GIVEN MATERIAL —
▬▬▬▬▬▬▬▬▬▬
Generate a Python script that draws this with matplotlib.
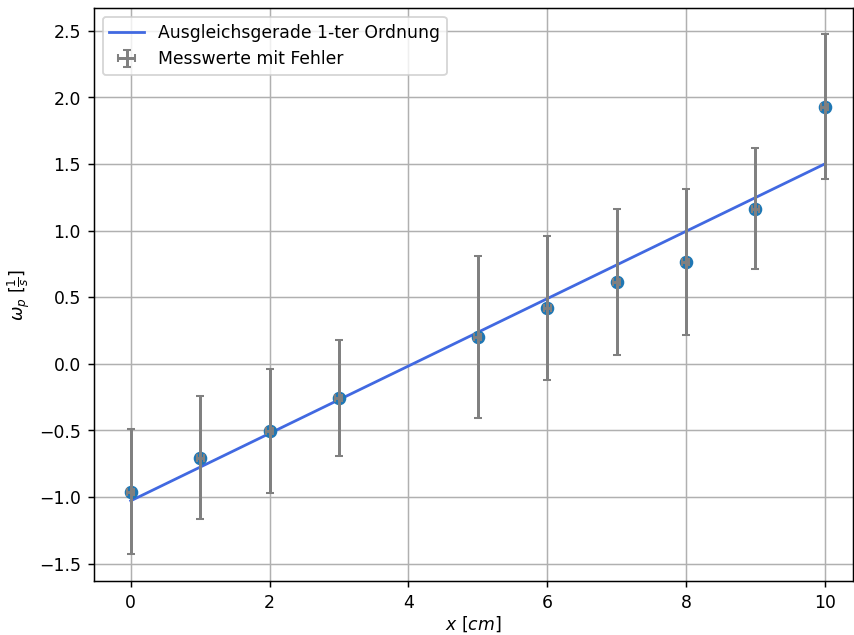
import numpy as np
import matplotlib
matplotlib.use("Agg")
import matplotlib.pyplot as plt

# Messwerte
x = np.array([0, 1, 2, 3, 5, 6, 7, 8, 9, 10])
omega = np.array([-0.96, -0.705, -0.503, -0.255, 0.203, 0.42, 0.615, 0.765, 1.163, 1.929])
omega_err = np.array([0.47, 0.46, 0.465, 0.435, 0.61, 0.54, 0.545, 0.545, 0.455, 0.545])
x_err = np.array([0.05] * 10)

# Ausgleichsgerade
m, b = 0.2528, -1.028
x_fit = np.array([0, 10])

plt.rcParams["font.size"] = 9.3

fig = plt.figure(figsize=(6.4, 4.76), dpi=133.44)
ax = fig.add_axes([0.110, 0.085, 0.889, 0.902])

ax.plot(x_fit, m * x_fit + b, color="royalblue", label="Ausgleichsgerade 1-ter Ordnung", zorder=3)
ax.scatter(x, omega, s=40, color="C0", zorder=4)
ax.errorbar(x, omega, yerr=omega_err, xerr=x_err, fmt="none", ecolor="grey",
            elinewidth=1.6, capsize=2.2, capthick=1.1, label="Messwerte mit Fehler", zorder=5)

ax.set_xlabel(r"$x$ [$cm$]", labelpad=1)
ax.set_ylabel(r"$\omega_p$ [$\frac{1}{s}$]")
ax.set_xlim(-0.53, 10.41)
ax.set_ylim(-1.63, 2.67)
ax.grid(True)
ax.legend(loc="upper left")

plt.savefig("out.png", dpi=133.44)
▬▬▬▬▬▬▬▬▬▬
EXERCISE AIM — Repeat the material verbatim. Do not carry over any picture.

ANSWER TO THE EXERCISE —
Generate a Python script that draws this with matplotlib.
import numpy as np
import matplotlib
matplotlib.use("Agg")
import matplotlib.pyplot as plt

# Messwerte
x = np.array([0, 1, 2, 3, 5, 6, 7, 8, 9, 10])
omega = np.array([-0.96, -0.705, -0.503, -0.255, 0.203, 0.42, 0.615, 0.765, 1.163, 1.929])
omega_err = np.array([0.47, 0.46, 0.465, 0.435, 0.61, 0.54, 0.545, 0.545, 0.455, 0.545])
x_err = np.array([0.05] * 10)

# Ausgleichsgerade
m, b = 0.2528, -1.028
x_fit = np.array([0, 10])

plt.rcParams["font.size"] = 9.3

fig = plt.figure(figsize=(6.4, 4.76), dpi=133.44)
ax = fig.add_axes([0.110, 0.085, 0.889, 0.902])

ax.plot(x_fit, m * x_fit + b, color="royalblue", label="Ausgleichsgerade 1-ter Ordnung", zorder=3)
ax.scatter(x, omega, s=40, color="C0", zorder=4)
ax.errorbar(x, omega, yerr=omega_err, xerr=x_err, fmt="none", ecolor="grey",
            elinewidth=1.6, capsize=2.2, capthick=1.1, label="Messwerte mit Fehler", zorder=5)

ax.set_xlabel(r"$x$ [$cm$]", labelpad=1)
ax.set_ylabel(r"$\omega_p$ [$\frac{1}{s}$]")
ax.set_xlim(-0.53, 10.41)
ax.set_ylim(-1.63, 2.67)
ax.grid(True)
ax.legend(loc="upper left")

plt.savefig("out.png", dpi=133.44)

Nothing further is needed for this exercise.